I am wired for worrying. For this reason, and this reason alone, I dread taking my students on field trips. But I usually do it anyway. Last year, as much as my students’ behavior was difficult to manage, I was secretly relieved that whenever the topic of trips came up, I could point to the conduct issues as a valid reason for not leaving the building.

This year, I have no such excuse. We’ve already had one trip, which was arranged by an outside organization which arranged for a school bus to pick us up and drop us off. This small convenience erased most of my usual worry, because the one field-trip related detail that causes me the most stress is transportation. I can count on one hand the number of times that I’ve taken a school bus on a field trip during the years I’ve taught in New York City; we almost always have to take the subway. And though I love to share that fact with non-city teachers, because the expressions of surprise, admiration and “you’re out of your mind” greatly amuse me, I dislike the actual experience of taking my students on the subway. I worry from the moment we leave the building. While we’re at our destination, I’m fine, but then I worry again when we begin the return trip. Naturally, I make them stand as far away from the tracks as possible, ideally against the wall, because I worry that one of them might fall. Obviously I really loathe the stations that have tracks on both sides. Once the train pulls into the station, I am always the very last person to get on the train, to make sure that all the kids made it onto the train. It’s remarkable, I think, that I’ve never been left behind.
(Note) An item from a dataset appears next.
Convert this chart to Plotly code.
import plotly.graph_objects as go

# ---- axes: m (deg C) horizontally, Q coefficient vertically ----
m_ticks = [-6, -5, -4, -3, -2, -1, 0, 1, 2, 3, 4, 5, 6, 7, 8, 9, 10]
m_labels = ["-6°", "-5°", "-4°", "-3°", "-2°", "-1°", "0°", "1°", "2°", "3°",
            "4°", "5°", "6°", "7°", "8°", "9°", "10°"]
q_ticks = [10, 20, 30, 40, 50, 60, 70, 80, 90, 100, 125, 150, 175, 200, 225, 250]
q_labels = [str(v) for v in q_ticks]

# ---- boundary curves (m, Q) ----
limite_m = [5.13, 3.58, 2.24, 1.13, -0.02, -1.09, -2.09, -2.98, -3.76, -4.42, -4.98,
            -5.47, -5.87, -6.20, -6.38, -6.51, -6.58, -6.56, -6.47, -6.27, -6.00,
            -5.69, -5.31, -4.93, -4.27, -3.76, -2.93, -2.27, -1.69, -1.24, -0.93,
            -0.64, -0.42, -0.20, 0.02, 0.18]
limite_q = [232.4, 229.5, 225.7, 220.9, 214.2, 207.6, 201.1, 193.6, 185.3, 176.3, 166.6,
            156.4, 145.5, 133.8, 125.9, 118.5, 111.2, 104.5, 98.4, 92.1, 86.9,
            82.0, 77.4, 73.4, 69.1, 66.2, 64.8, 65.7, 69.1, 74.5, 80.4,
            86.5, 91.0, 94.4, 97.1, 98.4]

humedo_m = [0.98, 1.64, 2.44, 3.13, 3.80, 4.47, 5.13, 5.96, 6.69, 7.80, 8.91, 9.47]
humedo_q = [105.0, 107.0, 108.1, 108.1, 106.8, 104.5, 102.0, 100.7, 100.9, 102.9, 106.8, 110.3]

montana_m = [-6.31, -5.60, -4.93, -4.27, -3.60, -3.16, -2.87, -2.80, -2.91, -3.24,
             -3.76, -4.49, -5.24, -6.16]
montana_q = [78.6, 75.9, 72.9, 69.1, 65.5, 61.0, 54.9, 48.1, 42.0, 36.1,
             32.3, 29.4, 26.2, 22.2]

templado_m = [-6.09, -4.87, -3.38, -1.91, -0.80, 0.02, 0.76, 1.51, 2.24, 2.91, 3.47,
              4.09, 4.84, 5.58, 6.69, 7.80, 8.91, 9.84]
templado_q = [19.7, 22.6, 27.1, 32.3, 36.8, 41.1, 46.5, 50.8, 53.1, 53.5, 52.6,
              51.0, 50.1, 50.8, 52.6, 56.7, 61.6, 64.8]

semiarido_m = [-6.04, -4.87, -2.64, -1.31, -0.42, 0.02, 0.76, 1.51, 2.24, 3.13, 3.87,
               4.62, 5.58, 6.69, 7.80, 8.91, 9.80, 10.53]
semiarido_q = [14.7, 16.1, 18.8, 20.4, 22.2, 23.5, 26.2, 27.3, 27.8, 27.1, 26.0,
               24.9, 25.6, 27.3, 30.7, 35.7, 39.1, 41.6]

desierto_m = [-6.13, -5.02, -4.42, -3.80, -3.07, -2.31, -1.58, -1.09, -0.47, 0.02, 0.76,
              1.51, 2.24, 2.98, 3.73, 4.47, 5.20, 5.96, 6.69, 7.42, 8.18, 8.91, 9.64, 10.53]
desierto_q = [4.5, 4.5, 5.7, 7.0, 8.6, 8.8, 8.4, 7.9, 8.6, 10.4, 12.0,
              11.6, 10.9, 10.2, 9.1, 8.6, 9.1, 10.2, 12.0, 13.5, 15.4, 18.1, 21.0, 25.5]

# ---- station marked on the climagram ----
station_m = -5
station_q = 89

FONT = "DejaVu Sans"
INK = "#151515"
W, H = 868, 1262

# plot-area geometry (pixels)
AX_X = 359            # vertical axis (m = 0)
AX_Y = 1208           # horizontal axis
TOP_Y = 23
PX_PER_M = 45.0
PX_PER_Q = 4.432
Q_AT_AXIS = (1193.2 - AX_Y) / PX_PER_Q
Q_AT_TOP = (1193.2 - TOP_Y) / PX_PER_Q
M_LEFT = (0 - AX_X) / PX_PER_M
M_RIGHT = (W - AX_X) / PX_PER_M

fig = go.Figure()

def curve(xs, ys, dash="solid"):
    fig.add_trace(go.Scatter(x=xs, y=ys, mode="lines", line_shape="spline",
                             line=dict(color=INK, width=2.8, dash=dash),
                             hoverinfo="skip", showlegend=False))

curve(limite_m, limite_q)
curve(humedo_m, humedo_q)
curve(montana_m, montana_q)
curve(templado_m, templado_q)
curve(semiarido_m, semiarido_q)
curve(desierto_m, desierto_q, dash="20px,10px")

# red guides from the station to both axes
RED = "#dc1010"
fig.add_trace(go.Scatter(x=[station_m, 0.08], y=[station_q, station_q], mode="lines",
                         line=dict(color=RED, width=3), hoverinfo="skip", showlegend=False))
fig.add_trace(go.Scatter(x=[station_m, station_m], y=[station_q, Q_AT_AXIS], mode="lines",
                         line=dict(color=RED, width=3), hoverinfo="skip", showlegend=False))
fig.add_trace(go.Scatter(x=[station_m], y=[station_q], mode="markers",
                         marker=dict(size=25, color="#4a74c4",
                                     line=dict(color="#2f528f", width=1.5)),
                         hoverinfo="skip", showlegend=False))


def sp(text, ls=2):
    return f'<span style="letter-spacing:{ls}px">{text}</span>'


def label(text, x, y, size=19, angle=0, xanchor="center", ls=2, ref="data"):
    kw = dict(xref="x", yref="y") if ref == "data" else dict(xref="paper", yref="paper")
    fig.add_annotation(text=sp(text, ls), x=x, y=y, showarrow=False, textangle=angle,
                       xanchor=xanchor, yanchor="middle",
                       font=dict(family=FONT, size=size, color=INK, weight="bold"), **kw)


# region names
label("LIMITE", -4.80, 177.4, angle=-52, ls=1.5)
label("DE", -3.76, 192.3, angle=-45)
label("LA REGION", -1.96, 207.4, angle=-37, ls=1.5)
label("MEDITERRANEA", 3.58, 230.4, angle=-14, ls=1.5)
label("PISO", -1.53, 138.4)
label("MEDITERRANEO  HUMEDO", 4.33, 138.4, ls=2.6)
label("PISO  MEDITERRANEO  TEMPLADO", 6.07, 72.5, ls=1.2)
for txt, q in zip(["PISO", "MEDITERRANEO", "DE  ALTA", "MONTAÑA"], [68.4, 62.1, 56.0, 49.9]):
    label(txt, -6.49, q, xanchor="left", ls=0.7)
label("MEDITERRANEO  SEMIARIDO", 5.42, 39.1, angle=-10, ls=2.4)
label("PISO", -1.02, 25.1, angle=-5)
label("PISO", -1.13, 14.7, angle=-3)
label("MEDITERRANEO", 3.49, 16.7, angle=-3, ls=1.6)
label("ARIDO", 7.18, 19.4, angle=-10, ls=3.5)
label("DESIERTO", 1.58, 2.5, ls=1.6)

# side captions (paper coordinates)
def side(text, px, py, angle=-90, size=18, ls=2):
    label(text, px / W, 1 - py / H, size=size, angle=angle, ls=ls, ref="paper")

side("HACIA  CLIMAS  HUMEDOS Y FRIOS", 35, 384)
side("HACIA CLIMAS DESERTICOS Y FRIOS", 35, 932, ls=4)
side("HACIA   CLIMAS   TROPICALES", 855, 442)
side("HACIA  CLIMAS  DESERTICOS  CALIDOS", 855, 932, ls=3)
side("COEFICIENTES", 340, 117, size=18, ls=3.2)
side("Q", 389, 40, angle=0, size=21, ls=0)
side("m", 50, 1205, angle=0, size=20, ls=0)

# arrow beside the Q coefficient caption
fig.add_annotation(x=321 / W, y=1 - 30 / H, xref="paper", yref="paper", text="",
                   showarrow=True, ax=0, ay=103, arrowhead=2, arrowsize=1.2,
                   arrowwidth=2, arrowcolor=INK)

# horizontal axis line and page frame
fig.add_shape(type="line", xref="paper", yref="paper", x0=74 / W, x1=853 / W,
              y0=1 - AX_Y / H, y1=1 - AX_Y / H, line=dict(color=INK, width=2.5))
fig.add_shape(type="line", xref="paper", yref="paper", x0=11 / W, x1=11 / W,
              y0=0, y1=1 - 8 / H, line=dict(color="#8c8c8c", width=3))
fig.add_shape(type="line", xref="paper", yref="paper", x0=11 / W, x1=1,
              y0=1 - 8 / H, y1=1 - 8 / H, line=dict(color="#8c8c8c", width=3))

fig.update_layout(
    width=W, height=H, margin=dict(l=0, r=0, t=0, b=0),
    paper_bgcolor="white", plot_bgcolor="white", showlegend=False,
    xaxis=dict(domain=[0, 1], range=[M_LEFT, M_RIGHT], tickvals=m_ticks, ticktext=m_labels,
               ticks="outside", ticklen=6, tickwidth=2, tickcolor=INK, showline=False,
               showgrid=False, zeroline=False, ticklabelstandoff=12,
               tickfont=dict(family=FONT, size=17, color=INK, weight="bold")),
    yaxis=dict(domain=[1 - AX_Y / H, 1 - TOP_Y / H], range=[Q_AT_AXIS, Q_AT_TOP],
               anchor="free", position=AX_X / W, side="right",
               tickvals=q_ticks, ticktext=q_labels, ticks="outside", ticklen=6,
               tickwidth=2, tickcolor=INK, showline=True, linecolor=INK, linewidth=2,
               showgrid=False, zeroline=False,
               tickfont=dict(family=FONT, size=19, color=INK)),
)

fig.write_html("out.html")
The other concern about field trips is the walking. As a concept, I have no problem with walking, but walking and trying to shepherd a group of 30 kids, sometimes more, through several city blocks and across streets, causes a fair amount of anxiety. I always ask the students to keep one ear free if they’re going to listen to music, and while they roll their eyes, they usually comply. Though I do often have to point out how much I’d hate to have to call their parents and use the phrase “road pizza”. Sometimes twisted humor is needed to make a point, even though the idea of a kid getting hit by a car is a real fear of mine.

And of course, I worry that someone will get off the line, because it seems like someone always wants to stop at one of the many bodegas that we pass along the way. I always say no, they ask again anyway. Ironically, I also have to be alert for kids getting on the line, which has happened a few times when kids have been banned from a trip. Since we walk a pretty predictable route, it’s not hard for a student who’s not allowed to go to try to sneak along with the class once we’re out of the building. This is where being neurotic is a plus, because I’ve always caught the kids who try to do this.

In a couple of weeks, I’m taking the students to see a production of A Christmas Carol. After that, if the weather’s nice, we’ll head up to see the tree at Rockefeller Center. Naturally, I’m already worrying, and what does it say about me, that I’m adding more even more walking to this trip? I’ve done this particular excursion several times, and it’s always fun, and I always stress like mad before and breathe a huge sigh of relief after I return all the kids safely back to school. Of course, if the trip is successful, it won’t be the end of any future worrying, because I’ll have no reason not to plan more trips.